* **Task instructions**: Each line below must be set down exactly; omit any image you find.

* **Given material**:
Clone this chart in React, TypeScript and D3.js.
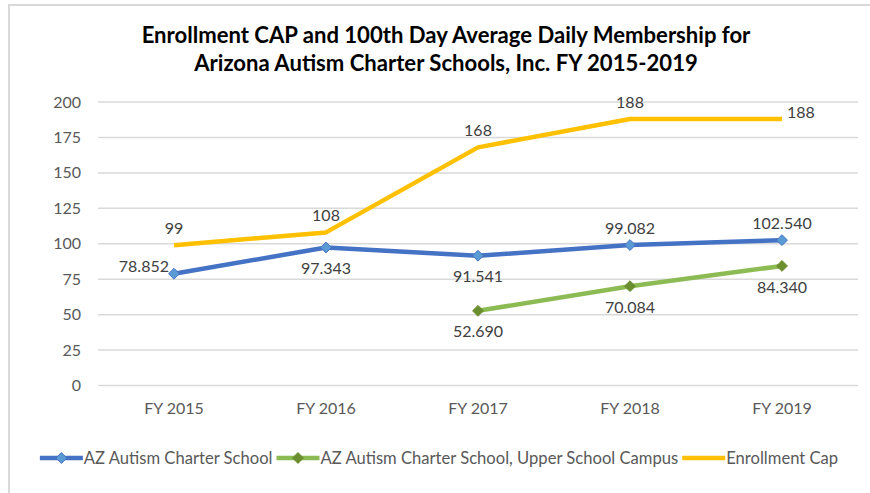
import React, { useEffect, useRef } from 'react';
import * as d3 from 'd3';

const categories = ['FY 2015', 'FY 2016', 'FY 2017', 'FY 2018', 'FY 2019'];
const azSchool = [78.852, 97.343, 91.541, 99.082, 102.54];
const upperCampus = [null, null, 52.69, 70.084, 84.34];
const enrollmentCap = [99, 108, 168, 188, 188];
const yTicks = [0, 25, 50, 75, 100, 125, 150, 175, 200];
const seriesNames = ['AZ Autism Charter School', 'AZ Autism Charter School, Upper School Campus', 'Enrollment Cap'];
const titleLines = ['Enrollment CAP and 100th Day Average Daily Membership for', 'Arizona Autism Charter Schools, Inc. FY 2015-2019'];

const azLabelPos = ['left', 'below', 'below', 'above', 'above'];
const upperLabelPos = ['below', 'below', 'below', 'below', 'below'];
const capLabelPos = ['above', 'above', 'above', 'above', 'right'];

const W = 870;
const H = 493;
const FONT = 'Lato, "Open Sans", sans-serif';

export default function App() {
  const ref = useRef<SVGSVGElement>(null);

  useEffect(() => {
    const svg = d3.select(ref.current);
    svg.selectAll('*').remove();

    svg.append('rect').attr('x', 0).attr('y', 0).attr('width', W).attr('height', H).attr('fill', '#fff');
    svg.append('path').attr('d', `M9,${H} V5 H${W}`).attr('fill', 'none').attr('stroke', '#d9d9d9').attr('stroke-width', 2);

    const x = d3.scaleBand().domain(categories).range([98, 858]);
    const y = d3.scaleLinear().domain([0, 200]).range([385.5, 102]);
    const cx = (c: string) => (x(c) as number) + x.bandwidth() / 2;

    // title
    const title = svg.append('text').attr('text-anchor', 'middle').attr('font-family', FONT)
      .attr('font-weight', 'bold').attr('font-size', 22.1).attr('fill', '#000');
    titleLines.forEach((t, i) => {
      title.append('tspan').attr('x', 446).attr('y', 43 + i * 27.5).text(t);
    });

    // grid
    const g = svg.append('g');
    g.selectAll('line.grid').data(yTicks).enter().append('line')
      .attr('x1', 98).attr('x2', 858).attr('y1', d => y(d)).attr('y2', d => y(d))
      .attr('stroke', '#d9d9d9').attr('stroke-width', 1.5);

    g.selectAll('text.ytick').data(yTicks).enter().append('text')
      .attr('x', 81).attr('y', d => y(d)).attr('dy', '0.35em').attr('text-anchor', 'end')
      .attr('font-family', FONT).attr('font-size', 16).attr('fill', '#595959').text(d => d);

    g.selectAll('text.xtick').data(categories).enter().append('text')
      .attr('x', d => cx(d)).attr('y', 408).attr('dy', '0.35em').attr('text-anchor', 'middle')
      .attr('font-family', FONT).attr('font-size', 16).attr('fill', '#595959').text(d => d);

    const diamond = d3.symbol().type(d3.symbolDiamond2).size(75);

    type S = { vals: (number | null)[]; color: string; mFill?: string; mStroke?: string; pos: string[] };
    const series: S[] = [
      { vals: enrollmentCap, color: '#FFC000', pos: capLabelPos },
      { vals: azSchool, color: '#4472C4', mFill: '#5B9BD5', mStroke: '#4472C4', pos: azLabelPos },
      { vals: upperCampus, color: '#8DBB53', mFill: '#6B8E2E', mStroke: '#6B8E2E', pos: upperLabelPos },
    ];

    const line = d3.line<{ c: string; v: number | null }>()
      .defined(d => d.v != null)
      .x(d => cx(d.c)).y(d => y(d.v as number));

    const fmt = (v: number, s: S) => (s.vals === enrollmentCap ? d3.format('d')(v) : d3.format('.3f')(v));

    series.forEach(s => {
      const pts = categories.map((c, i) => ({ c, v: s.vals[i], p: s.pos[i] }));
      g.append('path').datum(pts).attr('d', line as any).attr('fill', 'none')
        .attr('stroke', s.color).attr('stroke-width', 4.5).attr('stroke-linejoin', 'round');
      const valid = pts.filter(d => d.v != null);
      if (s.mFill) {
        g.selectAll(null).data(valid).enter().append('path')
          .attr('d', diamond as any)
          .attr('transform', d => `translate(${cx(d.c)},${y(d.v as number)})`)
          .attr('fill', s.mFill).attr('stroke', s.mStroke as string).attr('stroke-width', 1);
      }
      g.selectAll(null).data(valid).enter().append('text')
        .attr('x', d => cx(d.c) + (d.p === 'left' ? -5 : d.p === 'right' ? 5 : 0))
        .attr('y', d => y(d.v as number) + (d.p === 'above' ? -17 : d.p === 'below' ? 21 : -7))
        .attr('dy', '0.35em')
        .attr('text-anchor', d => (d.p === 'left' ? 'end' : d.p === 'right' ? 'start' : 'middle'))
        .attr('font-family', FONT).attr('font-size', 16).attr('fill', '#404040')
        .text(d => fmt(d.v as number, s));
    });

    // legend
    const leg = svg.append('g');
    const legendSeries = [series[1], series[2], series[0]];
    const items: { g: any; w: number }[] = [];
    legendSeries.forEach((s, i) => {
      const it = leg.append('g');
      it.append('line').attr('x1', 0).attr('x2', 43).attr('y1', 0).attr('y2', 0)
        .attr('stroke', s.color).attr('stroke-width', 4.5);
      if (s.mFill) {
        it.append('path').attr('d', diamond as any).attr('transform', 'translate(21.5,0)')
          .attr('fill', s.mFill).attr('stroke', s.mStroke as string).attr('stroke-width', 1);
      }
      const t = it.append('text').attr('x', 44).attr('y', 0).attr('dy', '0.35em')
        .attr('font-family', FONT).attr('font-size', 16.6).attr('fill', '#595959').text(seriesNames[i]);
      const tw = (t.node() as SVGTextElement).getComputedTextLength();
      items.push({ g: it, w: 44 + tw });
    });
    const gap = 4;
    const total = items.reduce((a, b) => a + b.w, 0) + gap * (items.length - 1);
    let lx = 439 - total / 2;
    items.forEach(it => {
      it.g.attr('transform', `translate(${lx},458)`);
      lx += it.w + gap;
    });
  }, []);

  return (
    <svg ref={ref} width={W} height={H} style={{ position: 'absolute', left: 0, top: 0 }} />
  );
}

* **Response for this exercise**:
Clone this chart in React, TypeScript and D3.js.
import React, { useEffect, useRef } from 'react';
import * as d3 from 'd3';

const categories = ['FY 2015', 'FY 2016', 'FY 2017', 'FY 2018', 'FY 2019'];
const azSchool = [78.852, 97.343, 91.541, 99.082, 102.54];
const upperCampus = [null, null, 52.69, 70.084, 84.34];
const enrollmentCap = [99, 108, 168, 188, 188];
const yTicks = [0, 25, 50, 75, 100, 125, 150, 175, 200];
const seriesNames = ['AZ Autism Charter School', 'AZ Autism Charter School, Upper School Campus', 'Enrollment Cap'];
const titleLines = ['Enrollment CAP and 100th Day Average Daily Membership for', 'Arizona Autism Charter Schools, Inc. FY 2015-2019'];

const azLabelPos = ['left', 'below', 'below', 'above', 'above'];
const upperLabelPos = ['below', 'below', 'below', 'below', 'below'];
const capLabelPos = ['above', 'above', 'above', 'above', 'right'];

const W = 870;
const H = 493;
const FONT = 'Lato, "Open Sans", sans-serif';

export default function App() {
  const ref = useRef<SVGSVGElement>(null);

  useEffect(() => {
    const svg = d3.select(ref.current);
    svg.selectAll('*').remove();

    svg.append('rect').attr('x', 0).attr('y', 0).attr('width', W).attr('height', H).attr('fill', '#fff');
    svg.append('path').attr('d', `M9,${H} V5 H${W}`).attr('fill', 'none').attr('stroke', '#d9d9d9').attr('stroke-width', 2);

    const x = d3.scaleBand().domain(categories).range([98, 858]);
    const y = d3.scaleLinear().domain([0, 200]).range([385.5, 102]);
    const cx = (c: string) => (x(c) as number) + x.bandwidth() / 2;

    // title
    const title = svg.append('text').attr('text-anchor', 'middle').attr('font-family', FONT)
      .attr('font-weight', 'bold').attr('font-size', 22.1).attr('fill', '#000');
    titleLines.forEach((t, i) => {
      title.append('tspan').attr('x', 446).attr('y', 43 + i * 27.5).text(t);
    });

    // grid
    const g = svg.append('g');
    g.selectAll('line.grid').data(yTicks).enter().append('line')
      .attr('x1', 98).attr('x2', 858).attr('y1', d => y(d)).attr('y2', d => y(d))
      .attr('stroke', '#d9d9d9').attr('stroke-width', 1.5);

    g.selectAll('text.ytick').data(yTicks).enter().append('text')
      .attr('x', 81).attr('y', d => y(d)).attr('dy', '0.35em').attr('text-anchor', 'end')
      .attr('font-family', FONT).attr('font-size', 16).attr('fill', '#595959').text(d => d);

    g.selectAll('text.xtick').data(categories).enter().append('text')
      .attr('x', d => cx(d)).attr('y', 408).attr('dy', '0.35em').attr('text-anchor', 'middle')
      .attr('font-family', FONT).attr('font-size', 16).attr('fill', '#595959').text(d => d);

    const diamond = d3.symbol().type(d3.symbolDiamond2).size(75);

    type S = { vals: (number | null)[]; color: string; mFill?: string; mStroke?: string; pos: string[] };
    const series: S[] = [
      { vals: enrollmentCap, color: '#FFC000', pos: capLabelPos },
      { vals: azSchool, color: '#4472C4', mFill: '#5B9BD5', mStroke: '#4472C4', pos: azLabelPos },
      { vals: upperCampus, color: '#8DBB53', mFill: '#6B8E2E', mStroke: '#6B8E2E', pos: upperLabelPos },
    ];

    const line = d3.line<{ c: string; v: number | null }>()
      .defined(d => d.v != null)
      .x(d => cx(d.c)).y(d => y(d.v as number));

    const fmt = (v: number, s: S) => (s.vals === enrollmentCap ? d3.format('d')(v) : d3.format('.3f')(v));

    series.forEach(s => {
      const pts = categories.map((c, i) => ({ c, v: s.vals[i], p: s.pos[i] }));
      g.append('path').datum(pts).attr('d', line as any).attr('fill', 'none')
        .attr('stroke', s.color).attr('stroke-width', 4.5).attr('stroke-linejoin', 'round');
      const valid = pts.filter(d => d.v != null);
      if (s.mFill) {
        g.selectAll(null).data(valid).enter().append('path')
          .attr('d', diamond as any)
          .attr('transform', d => `translate(${cx(d.c)},${y(d.v as number)})`)
          .attr('fill', s.mFill).attr('stroke', s.mStroke as string).attr('stroke-width', 1);
      }
      g.selectAll(null).data(valid).enter().append('text')
        .attr('x', d => cx(d.c) + (d.p === 'left' ? -5 : d.p === 'right' ? 5 : 0))
        .attr('y', d => y(d.v as number) + (d.p === 'above' ? -17 : d.p === 'below' ? 21 : -7))
        .attr('dy', '0.35em')
        .attr('text-anchor', d => (d.p === 'left' ? 'end' : d.p === 'right' ? 'start' : 'middle'))
        .attr('font-family', FONT).attr('font-size', 16).attr('fill', '#404040')
        .text(d => fmt(d.v as number, s));
    });

    // legend
    const leg = svg.append('g');
    const legendSeries = [series[1], series[2], series[0]];
    const items: { g: any; w: number }[] = [];
    legendSeries.forEach((s, i) => {
      const it = leg.append('g');
      it.append('line').attr('x1', 0).attr('x2', 43).attr('y1', 0).attr('y2', 0)
        .attr('stroke', s.color).attr('stroke-width', 4.5);
      if (s.mFill) {
        it.append('path').attr('d', diamond as any).attr('transform', 'translate(21.5,0)')
          .attr('fill', s.mFill).attr('stroke', s.mStroke as string).attr('stroke-width', 1);
      }
      const t = it.append('text').attr('x', 44).attr('y', 0).attr('dy', '0.35em')
        .attr('font-family', FONT).attr('font-size', 16.6).attr('fill', '#595959').text(seriesNames[i]);
      const tw = (t.node() as SVGTextElement).getComputedTextLength();
      items.push({ g: it, w: 44 + tw });
    });
    const gap = 4;
    const total = items.reduce((a, b) => a + b.w, 0) + gap * (items.length - 1);
    let lx = 439 - total / 2;
    items.forEach(it => {
      it.g.attr('transform', `translate(${lx},458)`);
      lx += it.w + gap;
    });
  }, []);

  return (
    <svg ref={ref} width={W} height={H} style={{ position: 'absolute', left: 0, top: 0 }} />
  );
}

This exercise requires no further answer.